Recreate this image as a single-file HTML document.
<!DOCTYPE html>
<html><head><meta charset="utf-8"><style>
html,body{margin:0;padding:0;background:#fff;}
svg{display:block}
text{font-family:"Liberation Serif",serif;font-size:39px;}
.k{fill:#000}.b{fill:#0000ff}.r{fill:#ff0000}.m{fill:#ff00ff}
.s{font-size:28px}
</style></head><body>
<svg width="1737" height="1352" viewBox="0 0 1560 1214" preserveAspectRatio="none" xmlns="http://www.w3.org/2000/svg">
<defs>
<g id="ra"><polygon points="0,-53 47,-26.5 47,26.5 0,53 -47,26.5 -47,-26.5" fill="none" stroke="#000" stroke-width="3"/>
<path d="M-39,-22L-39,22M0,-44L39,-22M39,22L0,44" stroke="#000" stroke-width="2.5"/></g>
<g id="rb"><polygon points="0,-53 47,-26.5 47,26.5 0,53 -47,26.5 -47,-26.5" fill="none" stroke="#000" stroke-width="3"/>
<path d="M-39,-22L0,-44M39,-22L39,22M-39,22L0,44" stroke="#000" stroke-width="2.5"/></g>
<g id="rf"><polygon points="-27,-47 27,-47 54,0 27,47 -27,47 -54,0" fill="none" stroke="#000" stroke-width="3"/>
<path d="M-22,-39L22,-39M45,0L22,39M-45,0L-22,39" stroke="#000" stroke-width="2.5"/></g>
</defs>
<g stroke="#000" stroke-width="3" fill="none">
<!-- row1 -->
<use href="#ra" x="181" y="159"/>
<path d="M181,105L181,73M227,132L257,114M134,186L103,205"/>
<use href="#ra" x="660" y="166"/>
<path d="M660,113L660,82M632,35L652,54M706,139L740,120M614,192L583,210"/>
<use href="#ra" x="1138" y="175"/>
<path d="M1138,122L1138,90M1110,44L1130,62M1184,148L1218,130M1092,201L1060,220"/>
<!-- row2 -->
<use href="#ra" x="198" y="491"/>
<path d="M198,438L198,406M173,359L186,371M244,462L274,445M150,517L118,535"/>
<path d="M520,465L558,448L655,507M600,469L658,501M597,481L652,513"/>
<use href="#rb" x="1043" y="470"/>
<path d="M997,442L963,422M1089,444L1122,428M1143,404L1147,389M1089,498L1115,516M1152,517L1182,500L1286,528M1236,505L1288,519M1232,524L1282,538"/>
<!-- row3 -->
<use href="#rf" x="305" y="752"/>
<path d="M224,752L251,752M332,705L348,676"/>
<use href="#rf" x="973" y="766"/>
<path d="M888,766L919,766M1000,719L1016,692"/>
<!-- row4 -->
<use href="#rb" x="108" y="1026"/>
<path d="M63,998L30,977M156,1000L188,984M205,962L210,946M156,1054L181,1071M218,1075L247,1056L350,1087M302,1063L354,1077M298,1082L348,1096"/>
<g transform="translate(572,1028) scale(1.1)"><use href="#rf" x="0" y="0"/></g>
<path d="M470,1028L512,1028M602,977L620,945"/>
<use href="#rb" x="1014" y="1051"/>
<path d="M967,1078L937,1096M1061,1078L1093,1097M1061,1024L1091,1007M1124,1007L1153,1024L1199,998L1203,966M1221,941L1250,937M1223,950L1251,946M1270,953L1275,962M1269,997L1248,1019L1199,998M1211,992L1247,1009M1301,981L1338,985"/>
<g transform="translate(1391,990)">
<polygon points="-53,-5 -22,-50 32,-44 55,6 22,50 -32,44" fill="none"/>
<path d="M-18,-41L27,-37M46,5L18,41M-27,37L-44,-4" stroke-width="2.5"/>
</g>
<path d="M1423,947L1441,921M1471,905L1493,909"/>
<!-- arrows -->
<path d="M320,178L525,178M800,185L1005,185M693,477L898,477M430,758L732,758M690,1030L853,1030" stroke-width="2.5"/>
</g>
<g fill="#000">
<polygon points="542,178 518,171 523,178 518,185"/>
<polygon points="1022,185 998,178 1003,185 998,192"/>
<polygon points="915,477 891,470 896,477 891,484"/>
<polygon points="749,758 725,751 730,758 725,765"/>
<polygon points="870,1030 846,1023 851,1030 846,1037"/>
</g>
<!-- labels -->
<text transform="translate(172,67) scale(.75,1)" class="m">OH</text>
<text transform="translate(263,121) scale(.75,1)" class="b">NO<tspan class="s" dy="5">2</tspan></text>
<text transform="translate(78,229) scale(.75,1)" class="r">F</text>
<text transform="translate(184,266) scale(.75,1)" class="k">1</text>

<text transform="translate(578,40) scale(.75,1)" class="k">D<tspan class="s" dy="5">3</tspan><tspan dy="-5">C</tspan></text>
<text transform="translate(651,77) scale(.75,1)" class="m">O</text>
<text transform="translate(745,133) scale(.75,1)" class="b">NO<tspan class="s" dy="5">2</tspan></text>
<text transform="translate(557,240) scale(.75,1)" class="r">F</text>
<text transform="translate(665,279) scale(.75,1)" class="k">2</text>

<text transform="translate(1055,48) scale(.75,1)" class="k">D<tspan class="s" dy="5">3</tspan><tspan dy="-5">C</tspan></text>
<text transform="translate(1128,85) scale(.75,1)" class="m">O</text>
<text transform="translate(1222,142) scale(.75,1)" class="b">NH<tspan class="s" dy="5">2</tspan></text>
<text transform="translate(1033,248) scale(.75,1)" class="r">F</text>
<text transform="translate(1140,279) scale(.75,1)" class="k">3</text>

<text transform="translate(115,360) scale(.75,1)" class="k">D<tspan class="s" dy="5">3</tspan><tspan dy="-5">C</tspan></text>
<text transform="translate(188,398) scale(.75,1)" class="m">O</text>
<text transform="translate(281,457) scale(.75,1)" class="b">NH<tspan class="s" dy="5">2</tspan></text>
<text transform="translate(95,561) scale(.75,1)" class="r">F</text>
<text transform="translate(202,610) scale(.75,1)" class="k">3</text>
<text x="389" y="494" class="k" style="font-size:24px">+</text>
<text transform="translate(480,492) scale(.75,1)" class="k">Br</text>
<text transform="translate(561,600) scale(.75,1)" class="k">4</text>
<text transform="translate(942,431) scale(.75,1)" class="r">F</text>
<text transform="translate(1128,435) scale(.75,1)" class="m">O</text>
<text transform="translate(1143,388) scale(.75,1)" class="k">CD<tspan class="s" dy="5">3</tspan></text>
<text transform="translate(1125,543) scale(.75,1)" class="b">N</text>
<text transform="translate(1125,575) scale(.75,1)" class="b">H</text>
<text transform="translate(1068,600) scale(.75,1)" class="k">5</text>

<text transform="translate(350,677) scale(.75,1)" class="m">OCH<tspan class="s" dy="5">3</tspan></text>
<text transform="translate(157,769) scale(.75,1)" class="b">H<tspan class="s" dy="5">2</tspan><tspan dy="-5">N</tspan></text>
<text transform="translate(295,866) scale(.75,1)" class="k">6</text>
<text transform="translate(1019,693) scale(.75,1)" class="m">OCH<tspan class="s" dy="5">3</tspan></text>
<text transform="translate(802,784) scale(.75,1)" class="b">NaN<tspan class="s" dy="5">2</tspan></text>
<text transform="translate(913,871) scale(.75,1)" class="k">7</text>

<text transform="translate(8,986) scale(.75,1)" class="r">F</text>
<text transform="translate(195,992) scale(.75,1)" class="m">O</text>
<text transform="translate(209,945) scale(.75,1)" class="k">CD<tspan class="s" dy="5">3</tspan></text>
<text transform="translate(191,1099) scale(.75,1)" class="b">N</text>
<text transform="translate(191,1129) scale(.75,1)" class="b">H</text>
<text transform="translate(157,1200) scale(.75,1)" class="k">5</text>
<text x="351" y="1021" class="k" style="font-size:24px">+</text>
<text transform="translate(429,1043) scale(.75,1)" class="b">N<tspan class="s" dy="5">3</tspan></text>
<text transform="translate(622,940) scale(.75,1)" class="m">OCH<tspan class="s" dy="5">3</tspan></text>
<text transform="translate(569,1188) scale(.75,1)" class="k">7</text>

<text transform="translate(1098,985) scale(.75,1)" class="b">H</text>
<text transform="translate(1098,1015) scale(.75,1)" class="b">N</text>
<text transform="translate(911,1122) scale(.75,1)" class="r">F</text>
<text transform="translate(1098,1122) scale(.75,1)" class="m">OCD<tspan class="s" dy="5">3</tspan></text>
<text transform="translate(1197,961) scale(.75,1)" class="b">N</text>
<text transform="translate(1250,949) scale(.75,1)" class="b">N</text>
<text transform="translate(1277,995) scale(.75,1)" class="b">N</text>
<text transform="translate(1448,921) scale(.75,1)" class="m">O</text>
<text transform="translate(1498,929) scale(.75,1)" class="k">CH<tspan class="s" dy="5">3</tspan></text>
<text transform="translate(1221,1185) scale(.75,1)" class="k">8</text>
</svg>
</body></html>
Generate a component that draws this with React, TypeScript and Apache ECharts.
****************
Exercise task >>
Looking at the records above, count the lines where the word "this" appears. State only the number.

Task answer >>
2